Ketchup (catsup) has an interesting history. The Chinese tradition of using the brine from pickled fish as a dipping sauce (“ke-tsiap”) was transferred to England by sailors in the late 17th century. The English adapted the recipe first to use the brine from pickled walnuts, then to be based mainly on mushrooms; and finally after a fair bit of American influence, tomato ketchup became the primary form of ketchup used in the UK around the end of the 19th century.
This is not a thick ketchup as you'd normally understand it. It's a thin, richly-flavoured sauce that makes an excellent ingredient wherever you want a bit of extra mushroom oomph. It was highly popular among the Victorians, though they mainly used it as a sauce with meat. Try it in my Simple Mushroom Rice recipe.
The following recipe is adapted from one found in the Victorian Gamer (careful — that link starts off with a meat recipe; the mushroom ketchup is at the bottom).
Makes two jam-jars full (will measure properly next time).
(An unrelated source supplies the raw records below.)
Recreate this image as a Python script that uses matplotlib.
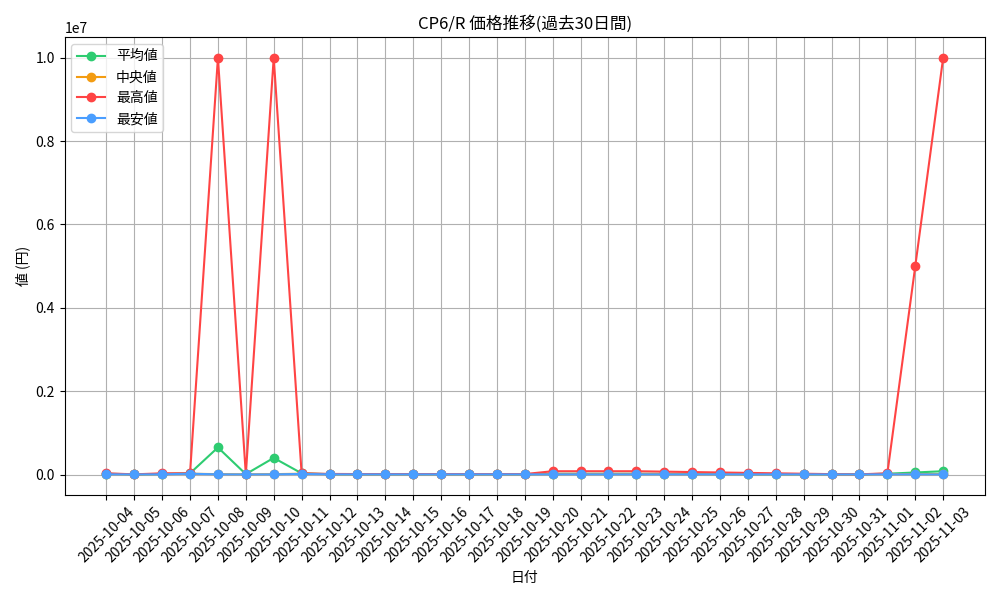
import matplotlib
matplotlib.use("Agg")
import matplotlib.pyplot as plt

plt.rcParams['font.family'] = ['Noto Sans CJK JP', 'DejaVu Sans']

dates = ["2025-10-04","2025-10-05","2025-10-06","2025-10-07","2025-10-08","2025-10-09","2025-10-10",
         "2025-10-11","2025-10-12","2025-10-13","2025-10-14","2025-10-15","2025-10-16","2025-10-17",
         "2025-10-18","2025-10-19","2025-10-20","2025-10-21","2025-10-22","2025-10-23","2025-10-24",
         "2025-10-25","2025-10-26","2025-10-27","2025-10-28","2025-10-29","2025-10-30","2025-10-31",
         "2025-11-01","2025-11-02","2025-11-03"]
mean_v = [20000,5000,15000,30000,650000,10000,400000,30000,10000,8000,8000,8000,8000,8000,8000,8000,
          20000,20000,20000,20000,18000,15000,12000,10000,8000,8000,6000,5000,20000,50000,80000]
median_v = [10000,5000,10000,20000,10000,5000,10000,20000,8000,6000,6000,6000,6000,6000,6000,6000,
            10000,10000,10000,10000,10000,8000,8000,6000,6000,6000,5000,4000,10000,10000,10000]
max_v = [30000,5000,30000,30000,10000000,10000,10000000,30000,15000,12000,12000,12000,12000,12000,12000,12000,
         80000,80000,80000,80000,70000,60000,50000,40000,30000,20000,10000,5000,30000,5000000,10000000]
min_v = [5000,3000,5000,20000,5000,3000,5000,15000,5000,4000,4000,4000,4000,4000,4000,4000,
         5000,5000,5000,5000,5000,5000,5000,4000,4000,4000,3000,3000,5000,5000,3000]

fig, ax = plt.subplots(figsize=(10, 6), dpi=100)
ax.plot(dates, mean_v, marker='o', color='#2ecc71', label='平均値')
ax.plot(dates, median_v, marker='o', color='#f39c12', label='中央値')
ax.plot(dates, max_v, marker='o', color='#ff4444', label='最高値')
ax.plot(dates, min_v, marker='o', color='#4a9eff', label='最安値')
ax.set_title('CP6/R 価格推移(過去30日間)')
ax.set_xlabel('日付')
ax.set_ylabel('値 (円)')
ax.grid(True)
ax.legend(loc='upper left')
plt.xticks(rotation=45)
plt.tight_layout()
plt.savefig('out.png')
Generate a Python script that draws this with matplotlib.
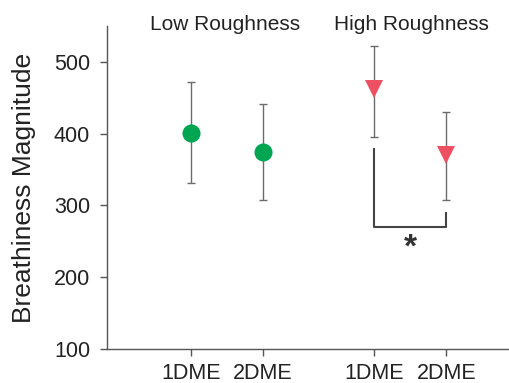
import matplotlib
matplotlib.use("Agg")
import matplotlib.pyplot as plt

plt.rcParams['font.family'] = ['Liberation Sans', 'DejaVu Sans']

categories = ["1DME", "2DME", "1DME", "2DME"]
positions = [1, 2, 3.55, 4.55]
low_means = [401, 375]
low_upper = [472, 441]
low_lower = [332, 307]
high_means = [462, 371]
high_upper = [522, 431]
high_lower = [396, 307]
group_titles = ["Low Roughness", "High Roughness"]
yticks = [100, 200, 300, 400, 500]

fig = plt.figure(figsize=(5.09, 3.83), dpi=100)
ax = fig.add_axes([0.210, 0.0888, 0.79, 0.843])

green = "#00A551"
red = "#EC5062"
errc = "#6b6b6b"

def draw(xs, means, up, lo, color, marker, ms):
    yerr = [[m - l for m, l in zip(means, lo)], [u - m for m, u in zip(means, up)]]
    ax.errorbar(xs, means, yerr=yerr, fmt='none', ecolor=errc, elinewidth=1.0,
                capsize=3, capthick=1.0, zorder=2)
    ax.plot(xs, means, linestyle='none', marker=marker, color=color, ms=ms,
            markeredgewidth=0, zorder=3)

draw(positions[:2], low_means, low_upper, low_lower, green, 'o', 13)
draw(positions[2:], high_means, high_upper, high_lower, red, 'v', 13.5)

# significance bracket
ax.plot([positions[2], positions[2], positions[3], positions[3]],
        [379, 270, 270, 289], color="#444444", lw=1.5, zorder=2)
ax.text((positions[2] + positions[3]) / 2, 240, "*", ha='center', va='center',
        fontsize=24, color="#333333", fontweight='bold')

ax.set_xlim(-0.167, 5.42)
ax.set_ylim(100, 550)
ax.set_xticks(positions)
ax.set_xticklabels(categories)
ax.set_yticks(yticks)
for s in ['top', 'right']:
    ax.spines[s].set_visible(False)
for s in ['left', 'bottom']:
    ax.spines[s].set_color("#555555")
    ax.spines[s].set_linewidth(1.0)
ax.tick_params(axis='both', colors="#555555", labelcolor="#222222", length=5,
               width=1.0, labelsize=15.5)
ax.tick_params(axis='y', pad=7)
ax.tick_params(axis='x', pad=5)
ax.set_ylabel("Breathiness Magnitude", fontsize=19, color="#222222", labelpad=13)

fig.text(225 / 509, 1 - 24 / 383, group_titles[0], ha='center', va='center',
         fontsize=15, color="#222222")
fig.text(411 / 509, 1 - 24 / 383, group_titles[1], ha='center', va='center',
         fontsize=15, color="#222222")

fig.savefig("out.png", dpi=100)
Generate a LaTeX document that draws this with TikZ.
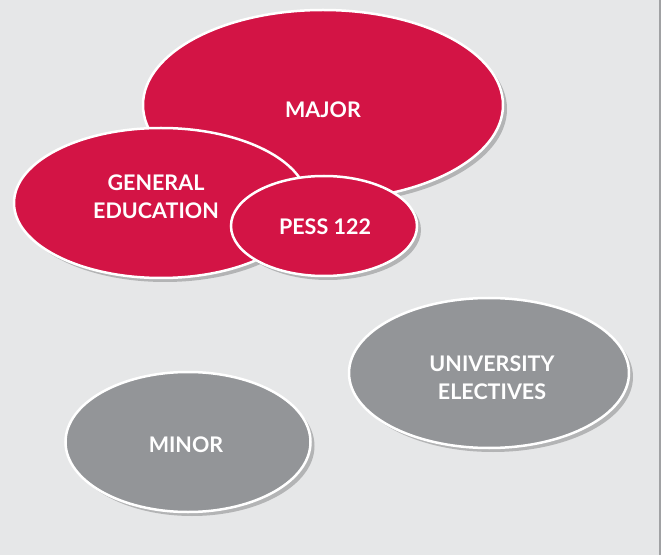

Chop the mushrooms then puree them in a blender. Mix in the salt, then leave in a covered bowl in the fridge for two or three days, stirring at least once a day. The mixture should slowly turn black, starting from the exposed surface, and the mushrooms should give off liquid.
Empty the mushroom puree and its juices into a saucepan. Add the spices and port, and simmer for 5 minutes. Push through a sieve, keeping what goes through and discarding the solids left in the sieve. Store in sterilised jars in the fridge. I've had it keep for months, but this is at your own risk. I'm sure it would freeze well.